What is it they see coming at them? I’ll tell you: A river of substandard material, that’s what.
And by substandard, I don’t mean publishers and agents say the writing is brilliant but they disagree with the content. No, no, no. Let me be clear about this.
I mean the writing stinks.
I should know. I’ve turned down editing gigs because authors gave no thought to the reader and what they sent me was so bad they could not afford for me to fix it. And I couldn’t fix it without rewriting it because that’s how badly thought was given to it. And I couldn’t rewrite it because I couldn’t figure out what it was about.
Why are we all doing this? To sell a book.
Who buys books? Readers.
Who is not servicing readers well? Could it be you?

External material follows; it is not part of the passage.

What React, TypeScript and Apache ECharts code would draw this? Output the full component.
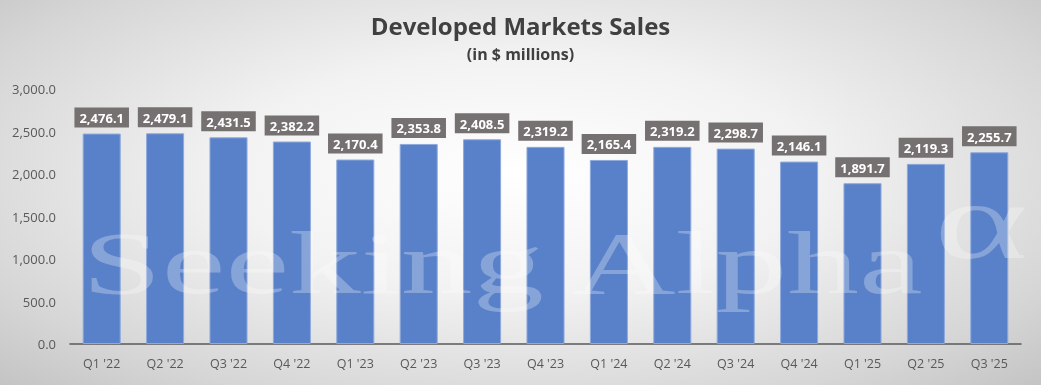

Look, the creative process is a chanteuse. She’ll sing to you and tell you how awesome you are and you’ll believe it. But the chanteuse sings to a lot of people, and most of them aren’t awesome, and even more people aren’t willing to take what raw talent they do have and work on it to become awesome. So we have a lot of people feeling creative, and they mistake the feeling for fact.
The fact of the matter is this: Most books aren’t going to sell because they suck.
And it’s not just the word choice that sucks, but the punctuation has no consisentency and spelling is horrendous, but the story falls apart at the first sneeze. Even well written, beautifully designed, awesomely edited books, self-published or traditionally published, often don’t sell enough to recoup an investment of time.
Tell me why anyone would buy your book?
Is it any wonder that publishers and agents make it so hard to get their attention? Which is not to say they can’t improve on how they operate, because they can. But at least give them something to work with here, people.